In many ways, the night belonged to Li, whose fresh look and androgynous mystique is helping change the way people think about beauty in a country where the typical female celebrity has long hair, big eyes and a scripted sweetness, and usually sings an octave or two above Li.

"Our whole family voted for her -- she's the best," said Zhao Mingzhe, who traveled from the northeastern city of Changchun to hear the tall and lanky Li sing in her tight white pants and black tuxedo top. But like hundreds of other fans, she was unable to get a ticket to the highly anticipated concert.

Instead of leaving, Zhao and her sister hung out by the stadium's closed gates with other fans, picking up posters and other Supergirl paraphernalia.

"I'm happy to support her from the outside," Zhao said. "The show would never be this hot without her."

As in a fairy tale, serendipity changed the life of the daughter of a provincial railroad cop. A friend was going to the audition for the "American Idol"-like show and Li went along to keep her company. Instead, she landed on the program.

There have been innuendos about her sexuality, but rather than hurting her, it may have helped. Some say the audience fell in love with her because she was the only "boy" in a contest for girls.

"She is just so cool," said Sun Jinhuan, 21, a clerk at a Beijing clothing stall.

From pundits on state news agencies to anonymous bloggers on the Internet, everybody is talking about the Supergirl craze. Newspapers and magazines don't let an issue pass without a tidbit on the meteoric rise of Li and the other finalists. Biographies of them are instant bestsellers. Plans for an online version of the contest is underway. Even Time magazine's Asian edition put Li on its latest cover as one of its "Asia's Heroes 2005."

All this proves that Beijing's stodgy state media have been out of touch with the changing sensibility of Chinese youth, said Hong Huang, publisher of the Chinese version of Seventeen magazine.

"Chinese youths are the most underheard voices in China," Hong said. "They've never had anything as empowering as the Supergirl contest. They chose Li Yuchun not because there's been some dramatic new change in taste. The change has been going on for the past 10, 20 years. Conventional institutions refused to recognize it."

Chinese youth certainly seized the moment. They organized fan clubs on the Internet, picked leaders and plotted strategies. Most visibly, they hit the streets to lobby for their favorite candidates.

"It's totally democracy in action," said Zhou Wei, 23, a college student who prefers the runner-up, Zhou Bichang. "From old ladies to young kids, everyone could vote.
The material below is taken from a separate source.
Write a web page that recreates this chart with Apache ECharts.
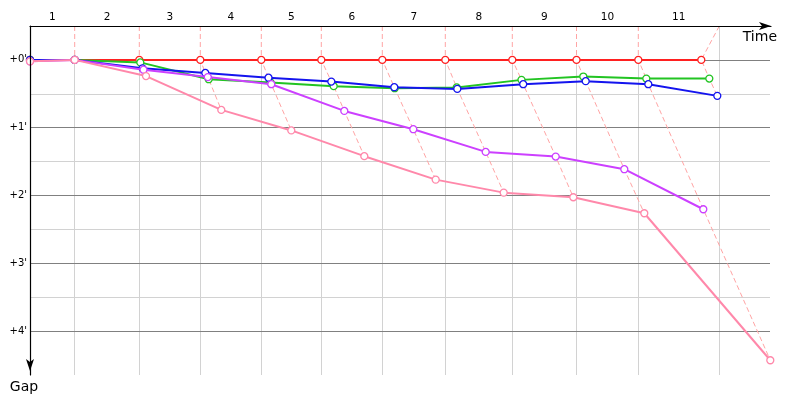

Even my mom voted. And I was so mad because she voted for Li Yuchun."

Jin Xin, 18, is a college freshman who spent an entire month of her summer vacation in two of Beijing's busiest pedestrian shopping malls in support of Zhou, the runner-up. She passed out fliers, held up posters and showed people her parents' age how to text-message.

"I was there from 9 in the morning until 10 at night," said Jin, who came to the Supergirl concert with a group of friends she met on the campaign trail. "I got more than 1,000 votes."
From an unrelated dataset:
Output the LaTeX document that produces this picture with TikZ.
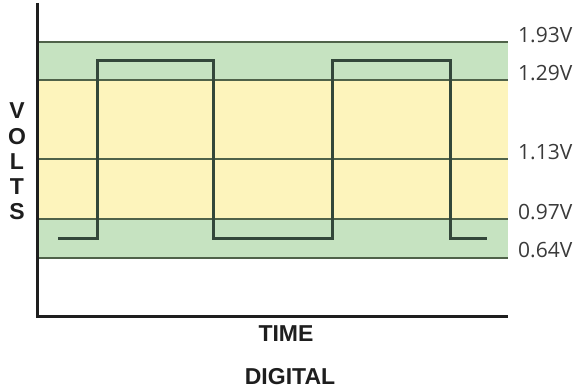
\documentclass[tikz,border=0pt]{standalone}
\usepackage{fontspec}
\setmainfont{Open Sans}
\newfontfamily\axisfont{Liberation Sans}
\definecolor{bandgreen}{HTML}{C6E3C1}
\definecolor{bandyellow}{HTML}{FDF4BC}
\definecolor{gridline}{HTML}{4F6249}
\definecolor{wave}{HTML}{33473A}
\definecolor{axisink}{HTML}{1E1E1E}
\definecolor{labelink}{HTML}{3A3A3A}
\tikzset{
  gridrule/.style={draw=gridline, line width=2.2pt},
  axisrule/.style={draw=axisink, line width=3pt},
  signal/.style={draw=wave, line width=3pt, line join=miter},
  vlabel/.style={anchor=west, inner sep=0pt, text=labelink, font=\fontsize{21}{24}\selectfont},
  axlabel/.style={inner sep=0pt, text=axisink, font=\axisfont\bfseries\fontsize{23}{26}\selectfont},
}
\begin{document}
\begin{tikzpicture}[x=1pt, y=-1pt]
  \useasboundingbox (0,0) rectangle (588,390);
  \fill[white] (0,0) rectangle (588,390);

  % logic-level bands
  \fill[bandgreen]  (37,42)  rectangle (508,80);
  \fill[bandyellow] (37,80)  rectangle (508,219);
  \fill[bandgreen]  (37,219) rectangle (508,258);

  % threshold lines
  \foreach \yy in {42,80,159,219,258}
    \draw[gridrule] (37,\yy) -- (508,\yy);

  % square-wave signal
  \draw[signal] (58,238) -- (97,238) -- (97,61) -- (213,61) -- (213,238)
    -- (332,238) -- (332,61) -- (450,61) -- (450,238) -- (487,238);

  % axes
  \coordinate (top) at (37,3);
  \coordinate (origin) at (37,316);
  \coordinate (right) at (508,316);
  \draw[axisrule] (top) -- (origin) -- (right);

  % voltage labels
  \node[vlabel] (v193) at (518,35)  {1.93V};
  \node[vlabel] (v129) at (518,73)  {1.29V};
  \node[vlabel] (v113) at (518,152) {1.13V};
  \node[vlabel] (v097) at (518,212) {0.97V};
  \node[vlabel] (v064) at (518,250) {0.64V};

  % axis titles
  \node[axlabel] (lv) at (17,111) {V};
  \node[axlabel] (lo) at (17,137) {O};
  \node[axlabel] (ll) at (17,162) {L};
  \node[axlabel] (lt) at (17,187) {T};
  \node[axlabel] (ls) at (17,212) {S};
  \node[axlabel] (time) at (286,334) {TIME};
  \node[axlabel] (digital) at (290,377) {DIGITAL};
\end{tikzpicture}
\end{document}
In the process, the girls learned about the limits of democracy and the temptation of voter fraud. Technically, each cellphone could cast only 15 votes. Some impatient fans grabbed cellphones and forced the choice on strangers. Others hired people to vote their way or simply bought stacks of calling cards.

Because of the sensitive nature of this exercise in democracy, there had been talk that the show would be canceled next year. But organizers said they were only taking a break to prepare for a new revolution: "Superboys."